It is common in hardboard formation for some sort of
agitator to be provided to stir or pat the surface of the
forming pool to smooth out flber lumps. One name for this
device is the "puddler" and it is shown in Fig. 2 as item 20.
It may be located anywhere between the headbox 12 and the water
line but is typically set about midway between them.
Immediately after, or at the water line, the screen 14
passes over one or more suction boxes 22 which suck more water
from the mat. A second headbox may be provided over one of
these boxes to deposit a layer of finer fiber on the mat surface
as is well known in the art.
After leaving the suction boxes 22, the mat passes
between press rolls 24 to squeeze out more water. Moisture
content of the mat after these rolls, is typically 60% to 70%.
At this point a continuous length of paper (not shown) may be
applied to the surface of the mat.

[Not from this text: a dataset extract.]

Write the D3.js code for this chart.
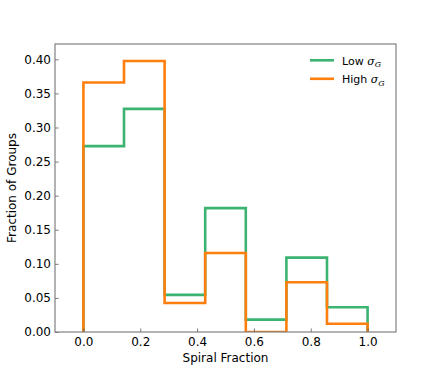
<!DOCTYPE html>
<html><head><meta charset="utf-8">
<script src="https://cdn.jsdelivr.net/npm/d3@7"></script>
<style>body{margin:0;background:#fff;} text{font-family:"DejaVu Sans",sans-serif;}</style>
</head><body>
<svg id="c" width="440" height="373"></svg>
<script>
const binEdges = [0, 1/7, 2/7, 3/7, 4/7, 5/7, 6/7, 1];
const lowSigma = [0.2727, 0.3273, 0.0545, 0.1818, 0.0182, 0.1091, 0.0364];
const highSigma = [0.366, 0.3975, 0.0425, 0.116, 0.0, 0.073, 0.0122];
const xTicks = [0.0, 0.2, 0.4, 0.6, 0.8, 1.0];
const yTicks = [0.00, 0.05, 0.10, 0.15, 0.20, 0.25, 0.30, 0.35, 0.40];
const seriesNames = ["Low", "High"];
const colors = ["#3cb371", "#ff7f0e"];

const svg = d3.select("#c");
const L = 55, R = 396, T = 44, B = 332;
const x = d3.scaleLinear().domain([-0.1, 1.1]).range([L, R]);
const y = d3.scaleLinear().domain([0, 0.4225]).range([B, T]);

function stepPath(vals) {
  const pts = [[binEdges[0], 0]];
  vals.forEach((v, i) => { pts.push([binEdges[i], v]); pts.push([binEdges[i+1], v]); });
  pts.push([binEdges[binEdges.length-1], 0]);
  return d3.line().x(d => x(d[0])).y(d => y(d[1]))(pts);
}

svg.append("clipPath").attr("id","cp").append("rect")
  .attr("x", L).attr("y", T).attr("width", R-L).attr("height", B-T);

[lowSigma, highSigma].forEach((vals, i) => {
  svg.append("path").attr("d", stepPath(vals))
    .attr("fill", "none").attr("stroke", colors[i]).attr("stroke-width", 2.6)
    .attr("stroke-linejoin", "miter").attr("clip-path", "url(#cp)");
});

// axes
const xAxis = d3.axisBottom(x).tickValues(xTicks).tickFormat(d3.format(".1f")).tickSizeInner(-3.5).tickSizeOuter(0).tickPadding(5);
const yAxis = d3.axisLeft(y).tickValues(yTicks).tickFormat(d3.format(".2f")).tickSizeInner(-3.5).tickSizeOuter(0).tickPadding(4);
const gx = svg.append("g").attr("transform", `translate(0,${B})`).call(xAxis);
const gy = svg.append("g").attr("transform", `translate(${L},0)`).call(yAxis);
[gx, gy].forEach(g => {
  g.select(".domain").remove();
  g.selectAll(".tick line").attr("stroke", "#555").attr("stroke-width", 0.8);
  g.selectAll(".tick text").attr("font-size", 12).attr("fill", "#000").attr("font-family", "DejaVu Sans");
});
gx.selectAll(".tick text").attr("dy", "0.71em");

// frame
svg.append("rect").attr("x", L).attr("y", T).attr("width", R-L).attr("height", B-T)
  .attr("fill", "none").attr("stroke", "#808080").attr("stroke-width", 1.2);

// labels
svg.append("text").attr("x", (L+R)/2).attr("y", 362).attr("text-anchor", "middle")
  .attr("font-size", 12).text("Spiral Fraction");
svg.append("text").attr("transform", `translate(16,${(T+B)/2}) rotate(-90)`).attr("text-anchor", "middle")
  .attr("font-size", 12).text("Fraction of Groups");

// legend
seriesNames.forEach((name, i) => {
  const ly = 60.3 + i * 18.5;
  svg.append("line").attr("x1", 310).attr("x2", 334).attr("y1", ly).attr("y2", ly)
    .attr("stroke", colors[i]).attr("stroke-width", 2.6);
  const t = svg.append("text").attr("x", 342).attr("y", ly + 4.2).attr("font-size", 11);
  t.append("tspan").text(name + " ");
  t.append("tspan").attr("font-style", "italic").attr("font-family", "DejaVu Serif").text("σ");
  t.append("tspan").attr("font-size", 8).attr("font-style", "italic").attr("font-family", "DejaVu Serif").attr("dy", 2.5).text("G");
});
</script>
</body></html>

The paper overlay, it should
be understood, does not form a part of the present invention.
The mat is then cut to appropriate length, placed on a
piece of screen wire, and conveyed to the hardboard press 26.
There the mat is pressed between platens which are typically
heated to temperatures in the order of 400F. Part of the
remaining water is squeezed out and most or all of the rest
evaporated. The combination of heat and pressure converts the
wet fibrous mat to hardboard. After pressing, the hardboard is
heat treated, humidified and trimmed to saleable size.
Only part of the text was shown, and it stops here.